Directions for this task :: Pictures excluded, return the lines below from the first through the line holding "1.7, -0.12, -1.49]];".
— Begin —
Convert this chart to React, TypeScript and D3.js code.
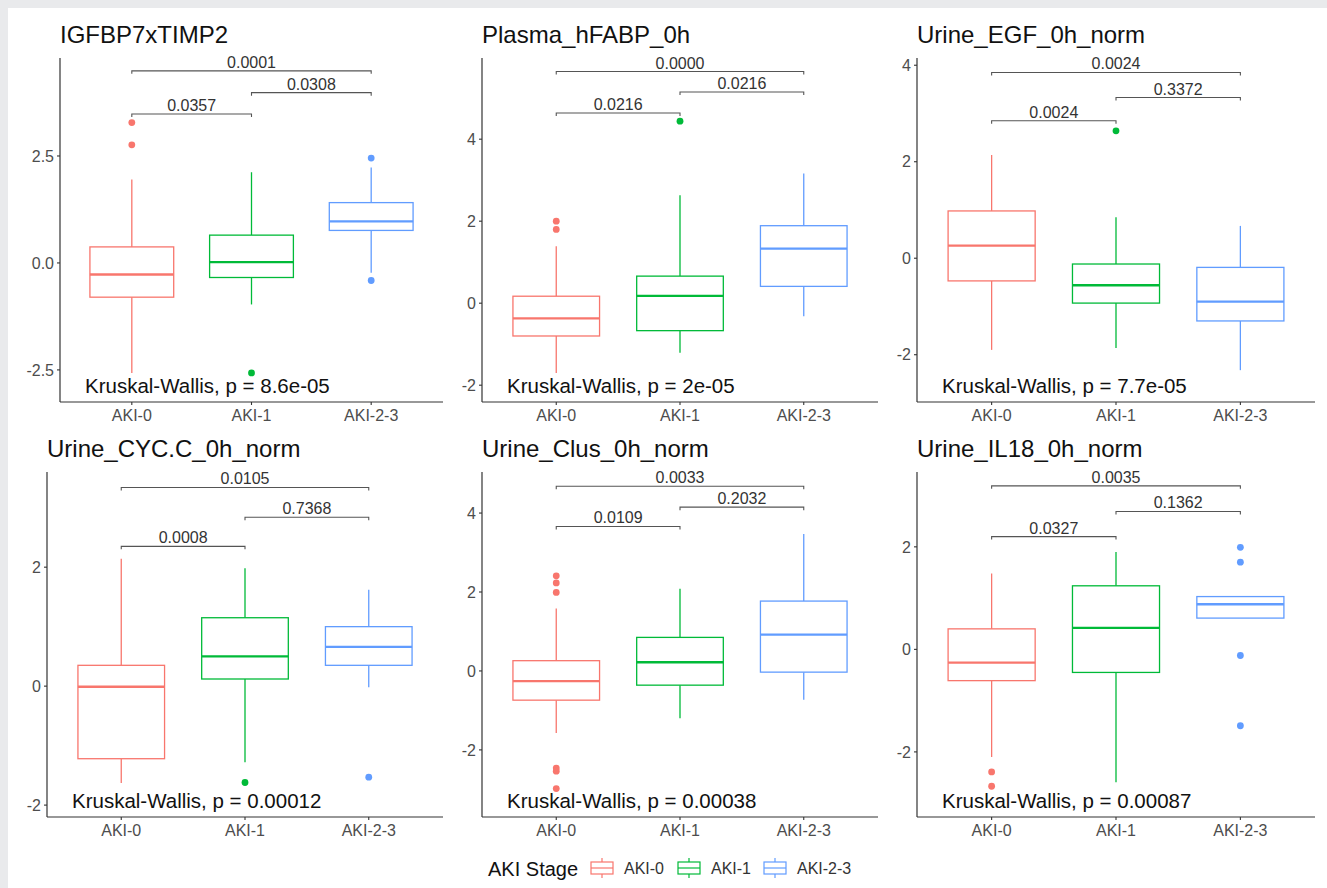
import React from "react";
import * as d3 from "d3";

// AKI stage groups and their ggplot-style hues
const groups = ["AKI-0", "AKI-1", "AKI-2-3"];
const groupColors = ["#F8766D", "#00BA38", "#619CFF"];
const legendTitle = "AKI Stage";

// Biomarkers, one panel each
const markers = [
  "IGFBP7xTIMP2",
  "Plasma_hFABP_0h",
  "Urine_EGF_0h_norm",
  "Urine_CYC.C_0h_norm",
  "Urine_Clus_0h_norm",
  "Urine_IL18_0h_norm",
];

// Box statistics per group: [lower whisker, Q1, median, Q3, upper whisker]
const igfbpBoxes = [
  [-2.57, -0.8, -0.27, 0.375, 1.95],
  [-0.97, -0.34, 0.02, 0.65, 2.12],
  [-0.23, 0.76, 0.97, 1.41, 2.23],
];
const hfabpBoxes = [
  [-1.7, -0.8, -0.37, 0.17, 1.39],
  [-1.21, -0.67, 0.18, 0.66, 2.63],
  [-0.32, 0.41, 1.33, 1.89, 3.16],
];
const egfBoxes = [
  [-1.9, -0.47, 0.26, 0.98, 2.14],
  [-1.86, -0.93, -0.56, -0.12, 0.85],
  [-2.32, -1.3, -0.9, -0.19, 0.67],
];
const cycBoxes = [
  [-1.63, -1.22, -0.01, 0.35, 2.14],
  [-1.28, 0.12, 0.5, 1.15, 1.98],
  [-0.02, 0.35, 0.66, 1.0, 1.62],
];
const clusBoxes = [
  [-1.57, -0.74, -0.26, 0.26, 1.58],
  [-1.2, -0.36, 0.22, 0.85, 2.08],
  [-0.73, -0.03, 0.92, 1.77, 3.47],
];
const il18Boxes = [
  [-2.1, -0.61, -0.26, 0.4, 1.48],
  [-2.59, -0.45, 0.42, 1.24, 1.9],
  [0.61, 0.61, 0.88, 1.03, 1.03],
];

// Outlying observations per group
const igfbpOutliers = [[3.28, 2.76], [-2.57], [2.45, -0.41]];
const hfabpOutliers = [[2.0, 1.8], [4.44], []];
const egfOutliers = [[], [2.64], []];
const cycOutliers = [[], [-1.62], [-1.53]];
const clusOutliers = [[2.41, 2.23, 1.99, -2.46, -2.54, -2.98], [], []];
const il18Outliers = [[-2.39, -2.67], [], [1.99, 1.7, -0.12, -1.49]];

// Pairwise comparisons: AKI-0 vs AKI-1, AKI-1 vs AKI-2-3, AKI-0 vs AKI-2-3
const comparisonPairs = [
  [0, 1],
  [1, 2],
  [0, 2],
];
const igfbpPairP = ["0.0357", "0.0308", "0.0001"];
const hfabpPairP = ["0.0216", "0.0216", "0.0000"];
const egfPairP = ["0.0024", "0.3372", "0.0024"];
const cycPairP = ["0.0008", "0.7368", "0.0105"];
const clusPairP = ["0.0109", "0.2032", "0.0033"];
const il18PairP = ["0.0327", "0.1362", "0.0035"];

// Bracket heights (data units) for the three comparisons
const igfbpBracketY = [3.48, 3.98, 4.49];
const hfabpBracketY = [4.64, 5.15, 5.65];
const egfBracketY = [2.85, 3.33, 3.85];
const cycBracketY = [2.35, 2.84, 3.34];
const clusBracketY = [3.66, 4.15, 4.68];
const il18BracketY = [2.2, 2.69, 3.19];

// Kruskal-Wallis global p-values
const kruskalP = ["8.6e-05", "2e-05", "7.7e-05", "0.00012", "0.00038", "0.00087"];

// Y axis extents and ticks
const yDomains = [
  [-3.25, 4.79],
  [-2.41, 5.98],
  [-2.98, 4.15],
  [-2.2, 3.6],
  [-3.7, 5.04],
  [-3.27, 3.46],
];
const yTicks = [
  [-2.5, 0, 2.5],
  [-2, 0, 2, 4],
  [-2, 0, 2, 4],
  [-2, 0, 2],
  [-2, 0, 2, 4],
  [-2, 0, 2],
];
const yTickFormats = [".1f", "d", "d", "d", "d", "d"];

const boxesByMarker = [igfbpBoxes, hfabpBoxes, egfBoxes, cycBoxes, clusBoxes, il18Boxes];
const outliersByMarker = [igfbpOutliers, hfabpOutliers, egfOutliers, cycOutliers, clusOutliers, il18Outliers];
const pairPByMarker = [igfbpPairP, hfabpPairP, egfPairP, cycPairP, clusPairP, il18PairP];
const bracketYByMarker = [igfbpBracketY, hfabpBracketY, egfBracketY, cycBracketY, clusBracketY, il18BracketY];

// Layout
const W = 1327;
const H = 888;
const FONT = "'Liberation Sans', Arial, Helvetica, sans-serif";
const panelLefts = [60, 482, 917, 47, 482, 917];
const colRights = [443, 878, 1315];
const rowTops = [58, 472];
const rowBottoms = [402, 817];

// Number formatting with a plain hyphen for negatives
const hyphenLocale = d3.formatLocale({
  decimal: ".",
  thousands: ",",
  grouping: [3],
  currency: ["", ""],
  minus: "-",
});

function Panel({ index }: { index: number }) {
  const col = index % 3;
  const row = Math.floor(index / 3);
  const left = panelLefts[index];
  const right = colRights[col];
  const top = rowTops[row];
  const bottom = rowBottoms[row];

  const x = d3.scalePoint<string>().domain(groups).range([left, right]).padding(0.6);
  const y = d3.scaleLinear().domain(yDomains[index]).range([bottom, top]);
  const bw = x.step() * 0.7;
  const fmt = hyphenLocale.format(yTickFormats[index]);

  const boxes = boxesByMarker[index];
  const outliers = outliersByMarker[index];
  const pvals = pairPByMarker[index];
  const bys = bracketYByMarker[index];

  const axisColor = "#333333";
  const tickText = "#4d4d4d";

  return (
    <g>
      {/* title */}
      <text x={left} y={top - 15} fontSize={24} fill="#111" fontFamily={FONT}>
        {markers[index]}
      </text>

      {/* boxes */}
      {groups.map((g, gi) => {
        const [lo, q1, med, q3, hi] = boxes[gi];
        const cx = x(g) as number;
        const c = groupColors[gi];
        return (
          <g key={g}>
            <line x1={cx} x2={cx} y1={y(hi)} y2={y(q3)} stroke={c} strokeWidth={1.3} />
            <line x1={cx} x2={cx} y1={y(q1)} y2={y(lo)} stroke={c} strokeWidth={1.3} />
            <rect
              x={cx - bw / 2}
              y={y(q3)}
              width={bw}
              height={Math.max(0, y(q1) - y(q3))}
              fill="white"
              stroke={c}
              strokeWidth={1.3}
            />
            <line x1={cx - bw / 2} x2={cx + bw / 2} y1={y(med)} y2={y(med)} stroke={c} strokeWidth={2.3} />
            {outliers[gi].map((v, k) => (
              <circle key={k} cx={cx} cy={y(v)} r={3.4} fill={c} />
            ))}
          </g>
        );
      })}

      {/* pairwise comparison brackets */}
      {comparisonPairs.map(([a, b], k) => {
        const xa = x(groups[a]) as number;
        const xb = x(groups[b]) as number;
        const yy = y(bys[k]);
        return (
          <g key={k}>
            <path
              d={`M${xa},${yy + 3}V${yy}H${xb}V${yy + 3}`}
              fill="none"
              stroke="#555"
              strokeWidth={1.1}
            />
            <text
              x={(xa + xb) / 2}
              y={yy - 3}
              textAnchor="middle"
              fontSize={16}
              fill="#333"
              fontFamily={FONT}
            >
              {pvals[k]}
            </text>
          </g>
        );
      })}

      {/* Kruskal-Wallis label */}
      <text x={left + 25} y={bottom - 9} fontSize={20.5} fill="#111" fontFamily={FONT}>
        {`Kruskal-Wallis, p = ${kruskalP[index]}`}
      </text>

      {/* axes */}
      <line x1={left} x2={left} y1={top} y2={bottom} stroke={axisColor} strokeWidth={1.2} />
      <line x1={left} x2={right} y1={bottom} y2={bottom} stroke={axisColor} strokeWidth={1.2} />
      {yTicks[index].map((t) => (
        <g key={t}>
          <line x1={left - 3} x2={left} y1={y(t)} y2={y(t)} stroke={axisColor} strokeWidth={1.1} />
          <text
            x={left - 6}
            y={y(t)}
            dy="0.36em"
            textAnchor="end"
            fontSize={16}
            fill={tickText}
            fontFamily={FONT}
          >
            {fmt(t)}
          </text>
        </g>
      ))}
      {groups.map((g) => (
        <g key={g}>
          <line x1={x(g)} x2={x(g)} y1={bottom} y2={bottom + 3} stroke={axisColor} strokeWidth={1.1} />
          <text
            x={x(g)}
            y={bottom + 19}
            textAnchor="middle"
            fontSize={16}
            fill={tickText}
            fontFamily={FONT}
          >
            {g}
          </text>
        </g>
      ))}
    </g>
  );
}

function Legend() {
  const keyX = [591, 678, 764];
  const labelX = [624, 711, 797];
  const cy = 868;
  return (
    <g>
      <text x={488} y={876} fontSize={20} fill="#111" fontFamily={FONT}>
        {legendTitle}
      </text>
      {groups.map((g, gi) => {
        const c = groupColors[gi];
        const kx = keyX[gi];
        return (
          <g key={g}>
            <line x1={kx + 11} x2={kx + 11} y1={cy - 10} y2={cy - 6} stroke={c} strokeWidth={1.2} />
            <line x1={kx + 11} x2={kx + 11} y1={cy + 6} y2={cy + 10} stroke={c} strokeWidth={1.2} />
            <rect x={kx} y={cy - 6} width={22} height={12} fill="white" stroke={c} strokeWidth={1.2} />
            <line x1={kx} x2={kx + 22} y1={cy} y2={cy} stroke={c} strokeWidth={1.2} />
            <text x={labelX[gi]} y={cy + 6} fontSize={16} fill="#333" fontFamily={FONT}>
              {g}
            </text>
          </g>
        );
      })}
    </g>
  );
}

export default function App() {
  return (
    <div style={{ position: "absolute", left: 0, top: 0 }}>
      <svg width={W} height={H} viewBox={`0 0 ${W} ${H}`} style={{ display: "block" }}>
        <rect x={0} y={0} width={W} height={H} fill="#e9eaec" />
        <rect x={8} y={8} width={W - 8} height={H - 8} fill="#ffffff" />
        {markers.map((m, i) => (
          <Panel key={m} index={i} />
        ))}
        <Legend />
      </svg>
    </div>
  );
}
— End —
The reply ::
Convert this chart to React, TypeScript and D3.js code.
import React from "react";
import * as d3 from "d3";

// AKI stage groups and their ggplot-style hues
const groups = ["AKI-0", "AKI-1", "AKI-2-3"];
const groupColors = ["#F8766D", "#00BA38", "#619CFF"];
const legendTitle = "AKI Stage";

// Biomarkers, one panel each
const markers = [
  "IGFBP7xTIMP2",
  "Plasma_hFABP_0h",
  "Urine_EGF_0h_norm",
  "Urine_CYC.C_0h_norm",
  "Urine_Clus_0h_norm",
  "Urine_IL18_0h_norm",
];

// Box statistics per group: [lower whisker, Q1, median, Q3, upper whisker]
const igfbpBoxes = [
  [-2.57, -0.8, -0.27, 0.375, 1.95],
  [-0.97, -0.34, 0.02, 0.65, 2.12],
  [-0.23, 0.76, 0.97, 1.41, 2.23],
];
const hfabpBoxes = [
  [-1.7, -0.8, -0.37, 0.17, 1.39],
  [-1.21, -0.67, 0.18, 0.66, 2.63],
  [-0.32, 0.41, 1.33, 1.89, 3.16],
];
const egfBoxes = [
  [-1.9, -0.47, 0.26, 0.98, 2.14],
  [-1.86, -0.93, -0.56, -0.12, 0.85],
  [-2.32, -1.3, -0.9, -0.19, 0.67],
];
const cycBoxes = [
  [-1.63, -1.22, -0.01, 0.35, 2.14],
  [-1.28, 0.12, 0.5, 1.15, 1.98],
  [-0.02, 0.35, 0.66, 1.0, 1.62],
];
const clusBoxes = [
  [-1.57, -0.74, -0.26, 0.26, 1.58],
  [-1.2, -0.36, 0.22, 0.85, 2.08],
  [-0.73, -0.03, 0.92, 1.77, 3.47],
];
const il18Boxes = [
  [-2.1, -0.61, -0.26, 0.4, 1.48],
  [-2.59, -0.45, 0.42, 1.24, 1.9],
  [0.61, 0.61, 0.88, 1.03, 1.03],
];

// Outlying observations per group
const igfbpOutliers = [[3.28, 2.76], [-2.57], [2.45, -0.41]];
const hfabpOutliers = [[2.0, 1.8], [4.44], []];
const egfOutliers = [[], [2.64], []];
const cycOutliers = [[], [-1.62], [-1.53]];
const clusOutliers = [[2.41, 2.23, 1.99, -2.46, -2.54, -2.98], [], []];
const il18Outliers = [[-2.39, -2.67], [], [1.99, 1.7, -0.12, -1.49]];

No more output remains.